Legal experts term CA tenure extension unconstitutional

KATHMANDU: The extension of the Constituent Assembly’s (CA) tenure will be unconstitutional if the sovereign body elected for two years to write a new Constitution cannot complete its work, law experts said today.

“The CA was elected for two years and, therefore, it must complete its work within that period,” constitutional law expert Purna Man Shakya told The Himalayan Times today. “The extension of the term will be a breach of trust, while it will expose the political morality,” Shakya added.

The CA has only 95 days left to draft the law of the land by the stipulated time frame.

Article 64 of the Interim Constitution of Nepal, 2007, clearly provides for a two-year term for the CA to promulgate the constitution. The Article reads: “Except otherwise dissolved earlier by a resolution passed by the CA, the term of the CA shall be two years from the date of its first meeting. Provided that the term of the CA may be extended having passed a resolution by the Constituent Assembly, up to an additional period of six months in case the task of drafting the Constitution is not completed due to the proclamation of a state of emergency in the country.”
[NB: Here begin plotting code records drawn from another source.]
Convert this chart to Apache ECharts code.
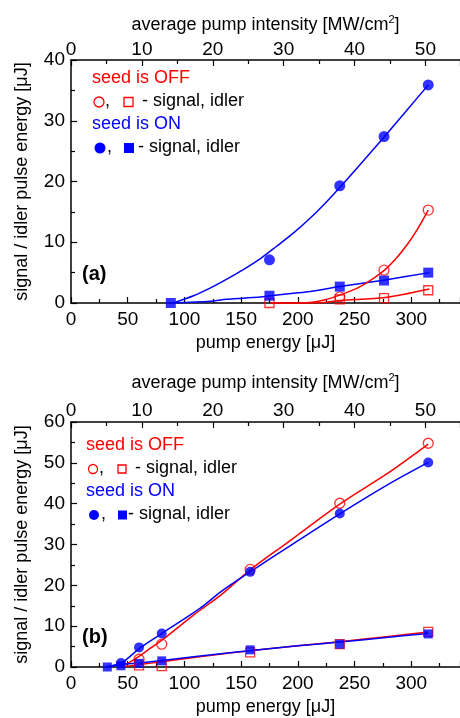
<!DOCTYPE html>
<html>
<head>
<meta charset="utf-8">
<script src="https://cdn.jsdelivr.net/npm/echarts@6/dist/echarts.min.js"></script>
<style>
  html, body { margin: 0; padding: 0; background: #fff; }
  #chart { width: 460px; height: 718px; }
</style>
</head>
<body>
<div id="chart"></div>
<script>
// ---- panel (a) measured points ----
var eSigOffA = [237, 276, 315];
var sigOffA  = [1.0, 5.4, 15.3];
var eIdlOffA = [175, 237, 276, 315];
var idlOffA  = [0, 0.6, 0.8, 2.1];
var eSigOnA  = [175, 237, 276, 315];
var sigOnA   = [7.1, 19.3, 27.4, 35.9];
var eIdlOnA  = [88, 175, 237, 276, 315];
var idlOnA   = [0, 1.2, 2.7, 3.7, 5.0];

// ---- panel (a) fitted curves ----
var fitSigOnA  = [[90,0],[108,1.2],[123,2.5],[137,3.9],[152,5.5],[167,7.3],[181,9.3],[196,11.5],[211,14.0],[225,16.6],[237,19.0],[255,22.8],[276,27.3],[296,31.7],[315,35.9]];
var fitIdlOnA  = [[90,0],[123,0.3],[137,0.6],[152,0.8],[167,1.0],[176,1.2],[196,1.6],[211,1.9],[237,2.7],[277,3.8],[316,5.0]];
var fitSigOffA = [[176,0],[210,0.1],[223,0.5],[237,1.3],[252,2.4],[267,4.1],[277,5.5],[287,7.4],[296,9.5],[305,12],[315,15.3]];
var fitIdlOffA = [[176,0],[205,0],[223,0.1],[237,0.4],[277,0.9],[316,2.3]];

// ---- panel (b) measured points ----
var eSigOffB = [60, 80, 158, 237, 315];
var sigOffB  = [1.9, 5.6, 23.9, 40.1, 54.8];
var eIdlOffB = [60, 80, 158, 237, 315];
var idlOffB  = [0.4, 0.2, 3.6, 5.6, 8.6];
var eSigOnB  = [44, 60, 80, 158, 237, 315];
var sigOnB   = [1.0, 4.8, 8.2, 23.3, 37.6, 50.1];
var eIdlOnB  = [32, 44, 60, 80, 158, 237, 315];
var idlOnB   = [0, 0.3, 0.9, 1.5, 4.2, 5.6, 8.1];

// ---- panel (b) fitted curves ----
var fitSigOnB  = [[31,0],[45,1.1],[61,4.7],[80,8.2],[114,14.4],[132,18.4],[158,23.3],[190,29.1],[237,37.5],[279,44.6],[315,50.1]];
var fitSigOffB = [[43,0],[55,1.7],[70,4.6],[84,7.4],[108,12.7],[132,17.6],[158,23.8],[190,30.3],[237,39.9],[279,47.4],[315,54.6]];
var fitIdlOnB  = [[31,0],[45,0.6],[61,1.0],[80,1.6],[140,3.5],[200,5.2],[237,6.1],[280,7.3],[315,8.2]];
var fitIdlOffB = [[43,0],[61,0.6],[80,1.3],[140,3.4],[200,5.2],[237,6.2],[280,7.5],[315,8.6]];

// axis ranges
var energyMax = 343;
var intensityPerEnergy = 0.16;
var yMaxA = 40, yMaxB = 60;

var RED = '#ff0000', BLUE = '#0000ff';
var FONT = 'Liberation Sans, Arial, sans-serif';
var TICK_FS = 19;

function zip(xs, ys) {
    return xs.map(function (x, i) { return [x, ys[i]]; });
}

function axisBase(extra) {
    var a = {
        type: 'value',
        min: 0,
        splitLine: { show: false },
        axisLine: { show: true, onZero: false, lineStyle: { color: '#000', width: 1.5 } },
        axisTick: { show: true, inside: true, length: 6, lineStyle: { color: '#000', width: 1.2 } },
        minorTick: { show: true, splitNumber: 2, length: 4, lineStyle: { color: '#000', width: 1.2 } },
        nameTextStyle: { color: '#000', fontSize: 18, fontFamily: FONT,
            rich: { s: { fontSize: 11, fontFamily: FONT, color: '#000', padding: [0, 0, 12, 0] } } },
        nameLocation: 'middle'
    };
    for (var k in extra) a[k] = extra[k];
    return a;
}

function label(margin, showMax) {
    return { color: '#000', fontSize: TICK_FS, fontFamily: FONT, showMaxLabel: showMax, margin: margin };
}

function xAxes(grid, topGap, topMargin) {
    return [
        axisBase({ gridIndex: grid, position: 'bottom', max: energyMax, interval: 50,
            name: 'pump energy [μJ]', nameGap: 31, axisLabel: label(7, false) }),
        axisBase({ gridIndex: grid, position: 'top', max: energyMax * intensityPerEnergy, interval: 10,
            name: 'average pump intensity [MW/cm{s|2}]', nameGap: topGap, axisLabel: label(topMargin, false) })
    ];
}

function yAxis(grid, max) {
    return axisBase({ gridIndex: grid, max: max, interval: 10,
        name: 'signal / idler pulse energy [μJ]', nameGap: 40, axisLabel: label(6, true) });
}

function fit(data, color, xi, yi) {
    return { type: 'line', data: data, xAxisIndex: xi, yAxisIndex: yi, smooth: 0.3,
        showSymbol: false, lineStyle: { color: color, width: 1.5 }, silent: true, z: 2 };
}

function pts(data, symbol, size, filled, color, xi, yi) {
    return { type: 'scatter', data: data, xAxisIndex: xi, yAxisIndex: yi,
        symbol: symbol, symbolSize: size, silent: true, z: 3,
        itemStyle: filled ? { color: color } :
            { color: 'rgba(255,255,255,0)', borderColor: color, borderWidth: 1.3 } };
}

function legend(x, y, dy, sz, gap1, gap2) {
    var t = { fontSize: 18, fontFamily: FONT, verticalAlign: 'middle' };
    function txt(left, top, s, color) {
        return { type: 'text', left: left, top: top - 10,
            style: Object.assign({ text: s, fill: color }, t) };
    }
    return [
        txt(x, y, 'seed is OFF', RED),
        { type: 'circle', shape: { cx: x + 7, cy: y + dy, r: sz / 2 },
          style: { fill: 'none', stroke: RED, lineWidth: 1.3 } },
        txt(x + 13, y + dy, ',', '#000'),
        { type: 'rect', shape: { x: x + 32, y: y + dy - sz / 2 + 0.5, width: sz - 1, height: sz - 1 },
          style: { fill: 'none', stroke: RED, lineWidth: 1.3 } },
        txt(x + 32 + sz + gap1, y + dy, '- signal, idler', '#000'),
        txt(x, y + 2 * dy, 'seed is ON', BLUE),
        { type: 'circle', shape: { cx: x + 8, cy: y + 3 * dy, r: sz / 2 + 0.5 },
          style: { fill: BLUE } },
        txt(x + 15, y + 3 * dy, ',', '#000'),
        { type: 'rect', shape: { x: x + 32, y: y + 3 * dy - sz / 2, width: sz, height: sz },
          style: { fill: BLUE } },
        txt(x + 32 + sz + gap2, y + 3 * dy, '- signal, idler', '#000')
    ];
}

var chart = echarts.init(document.getElementById('chart'), null, { renderer: 'canvas' });

var option = {
    animation: false,
    backgroundColor: '#fff',
    grid: [
        { left: 71, top: 60, width: 389, height: 243, outerBoundsMode: 'none', containLabel: false },
        { left: 71, top: 422, width: 389, height: 245, outerBoundsMode: 'none', containLabel: false }
    ],
    xAxis: xAxes(0, 23, 1).concat(xAxes(1, 27, 2)),
    yAxis: [yAxis(0, yMaxA), yAxis(1, yMaxB)],
    graphic: legend(92, 79, 23, 10, 8, 4).concat(legend(86, 446, 23, 9, 8, 1)).concat([
        { type: 'text', left: 82, top: 264, style: { text: '(a)', fill: '#000', fontSize: 20, fontWeight: 'bold', fontFamily: FONT } },
        { type: 'text', left: 82, top: 627, style: { text: '(b)', fill: '#000', fontSize: 20, fontWeight: 'bold', fontFamily: FONT } }
    ]),
    series: [
        fit(fitSigOnA, BLUE, 0, 0),
        fit(fitIdlOnA, BLUE, 0, 0),
        fit(fitSigOffA, RED, 0, 0),
        fit(fitIdlOffA, RED, 0, 0),
        pts(zip(eSigOffA, sigOffA), 'circle', 10, false, RED, 0, 0),
        pts(zip(eIdlOffA, idlOffA), 'rect', 9, false, RED, 0, 0),
        pts(zip(eSigOnA, sigOnA), 'circle', 11, true, BLUE, 0, 0),
        pts(zip(eIdlOnA, idlOnA), 'rect', 10, true, BLUE, 0, 0),

        fit(fitSigOffB, RED, 2, 1),
        fit(fitIdlOffB, RED, 2, 1),
        fit(fitSigOnB, BLUE, 2, 1),
        fit(fitIdlOnB, BLUE, 2, 1),
        pts(zip(eSigOffB, sigOffB), 'circle', 10, false, RED, 2, 1),
        pts(zip(eIdlOffB, idlOffB), 'rect', 9, false, RED, 2, 1),
        pts(zip(eSigOnB, sigOnB), 'circle', 10, true, BLUE, 2, 1),
        pts(zip(eIdlOnB, idlOnB), 'rect', 9, true, BLUE, 2, 1)
    ]
};

chart.setOption(option);
</script>
</body>
</html>
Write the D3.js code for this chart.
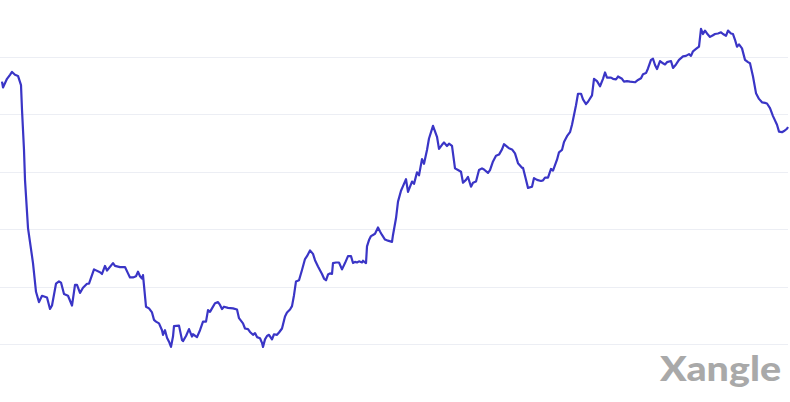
<!DOCTYPE html>
<html lang="en">
<head>
<meta charset="utf-8">
<script src="https://d3js.org/d3.v7.min.js"></script>
<style type="text/css">
body {
	margin: 0;
	background-color: #fff;
	font: 11px sans-serif;
}
.grid line {
	stroke: #eceef4;
	shape-rendering: crispEdges;
}
.grid path {
	display: none;
}
.watermark {
	font-family: Lato, "Open Sans", sans-serif;
	font-weight: 900;
	fill: #a9a9a9;
}
</style>
</head>
<body>
<div class="chart"></div>
<script type="text/javascript">
// day offsets from the first point
var days = [0,1,5,8,10,13,16,19,20,22,23,26,31,34,37,40,45,48,50,54,57,59,62,66,70,73,75,78,81,85,
	87,92,98,100,103,105,111,113,118,123,126,128,131,134,136,138,140,141,144,147,150,152,154,157,160,161,163,165,167,169,
	171,172,177,180,181,184,187,190,191,195,198,201,204,206,208,210,213,216,218,220,222,226,231,235,237,241,243,246,248,251,
	253,255,258,260,261,263,265,267,270,272,275,277,280,283,285,288,290,292,294,297,300,303,305,308,311,313,316,320,322,324,
	326,328,330,331,334,337,340,343,346,349,351,353,355,357,360,361,364,365,367,369,371,373,376,378,380,383,386,390,391,394,
	396,399,401,404,406,410,412,415,417,420,422,425,427,431,435,437,440,442,445,447,450,453,456,459,461,464,466,469,471,474,
	477,480,482,486,488,491,494,497,500,502,505,507,510,513,516,520,521,524,526,530,532,535,539,541,543,546,549,551,555,557,
	560,562,565,568,570,572,574,576,579,581,584,586,590,592,595,598,601,603,605,609,611,614,616,620,622,625,628,633,636,639,
	641,644,646,649,651,653,655,658,661,663,665,669,671,674,677,681,684,687,689,691,694,697,699,701,703,705,708,711,713,716,
	719,721,724,726,729,731,733,735,737,740,743,746,748,751,754,757,760,763,765,768,771,775,777,780,782,785,786];

// price, in grid units
var prices = [5.57,5.47,5.62,5.69,5.74,5.69,5.67,5.51,5.08,4.38,3.86,3.02,2.41,1.91,1.73,1.84,1.81,1.61,1.67,2.05,2.09,2.07,1.87,1.84,1.67,2.03,2.03,1.89,1.98,2.05,
	2.05,2.30,2.25,2.22,2.36,2.28,2.41,2.36,2.34,2.34,2.23,2.16,2.16,2.18,2.26,2.18,2.14,2.20,1.65,1.62,1.55,1.42,1.39,1.36,1.24,1.16,1.24,1.11,1.04,0.95,
	1.13,1.31,1.32,1.07,1.05,1.14,1.26,1.13,1.17,1.12,1.24,1.39,1.39,1.59,1.56,1.62,1.71,1.73,1.68,1.61,1.65,1.63,1.62,1.60,1.45,1.36,1.27,1.26,1.21,1.16,
	1.19,1.12,1.10,1.02,0.95,1.08,1.14,1.16,1.08,1.17,1.16,1.20,1.27,1.48,1.55,1.60,1.66,1.85,2.09,2.11,2.29,2.48,2.53,2.63,2.57,2.46,2.35,2.22,2.14,2.11,
	2.21,2.23,2.22,2.41,2.42,2.42,2.30,2.41,2.53,2.53,2.41,2.43,2.42,2.44,2.42,2.45,2.41,2.70,2.81,2.88,2.90,2.92,3.03,2.96,2.90,2.82,2.80,2.78,2.90,3.19,
	3.48,3.67,3.75,3.87,3.65,3.83,3.79,3.99,3.94,4.22,4.14,4.38,4.58,4.80,4.61,4.40,4.47,4.51,4.45,4.49,4.45,4.06,4.03,4.00,3.81,3.86,3.91,3.74,3.81,3.83,
	4.03,4.06,4.04,3.98,4.03,4.18,4.28,4.30,4.39,4.48,4.44,4.41,4.39,4.32,4.15,4.07,4.07,3.86,3.72,3.74,3.89,3.86,3.84,3.85,3.90,3.90,4.05,4.02,4.21,4.34,
	4.38,4.52,4.62,4.69,4.82,4.99,5.16,5.36,5.36,5.26,5.18,5.22,5.33,5.62,5.58,5.49,5.62,5.73,5.64,5.64,5.62,5.61,5.66,5.62,5.57,5.58,5.57,5.56,5.60,5.63,
	5.70,5.72,5.80,5.95,5.97,5.86,5.79,5.93,5.89,5.87,5.91,5.93,5.81,5.87,5.95,6.01,6.02,6.05,6.02,6.10,6.14,6.18,6.49,6.40,6.46,6.41,6.35,6.38,6.40,6.41,
	6.43,6.40,6.37,6.46,6.41,6.40,6.30,6.18,6.22,6.15,5.95,5.91,5.89,5.66,5.37,5.27,5.21,5.20,5.19,5.11,4.97,4.82,4.70,4.69,4.71,4.75,4.78];

var gridTicks = [1, 2, 3, 4, 5, 6];
var brand = "Xangle";

var width = 790;
var height = 402;
var lineColor = "#3a35c6";

var data = days.map(function(d, i) { return { day: d, price: prices[i] }; });

var x = d3.scaleLinear()
	.domain([0, 786])
	.range([2, 788]);

var y = d3.scaleLinear()
	.domain([0, 7])
	.range([401.4, -0.4]);

var svg = d3.select(".chart")
	.append("svg")
	.attr("width", width)
	.attr("height", height);

svg.append("rect")
	.attr("width", width)
	.attr("height", height)
	.style("fill", "#fff");

// horizontal grid only, no labels
svg.append("g")
	.attr("class", "grid")
	.call(d3.axisLeft(y)
		.tickValues(gridTicks)
		.tickSize(-788)
		.tickFormat(""));

var line = d3.line()
	.x(function(d) { return x(d.day); })
	.y(function(d) { return y(d.price); });

svg.append("path")
	.datum(data)
	.attr("d", line)
	.style("fill", "none")
	.style("stroke", lineColor)
	.style("stroke-width", 2.2)
	.style("stroke-linejoin", "round");

// watermark, stretched to the logo width
svg.append("text")
	.attr("class", "watermark")
	.attr("x", 660)
	.attr("y", 381)
	.attr("textLength", 121)
	.attr("lengthAdjust", "spacingAndGlyphs")
	.style("font-size", "34px")
	.text(brand);
</script>
</body>
</html>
Newly-elected president of Nepal Bar Association Prem Bahadur Khadka

said any kind of such an

extension will be

“unconstitutional” and “unacceptable.”

Article 82 of the Interim Constitution says that the CA will be “dissolved on the day of the commencement of the constitution promulgated by the CA; the task given to the CA shall (thereby) come to an end.”

Until the election to the Legislature-Parliament

is held in accordance

with the constitution promulgated by the CA, the proceedings of the Legislature-Parliament shall be conducted as specified in the constitution promulgated by the CA.

Shakya said that the Interim Constitution prohibits the tenure extension. “If they are not honest, the public may punish them .

The extension of the CA’s tenure by proclaiming a state of emergency as per Article 64 is unimaginable as the constitution cannot be promulgated by infringing upon the right to self-expression of the general public,” Shakya reasoned.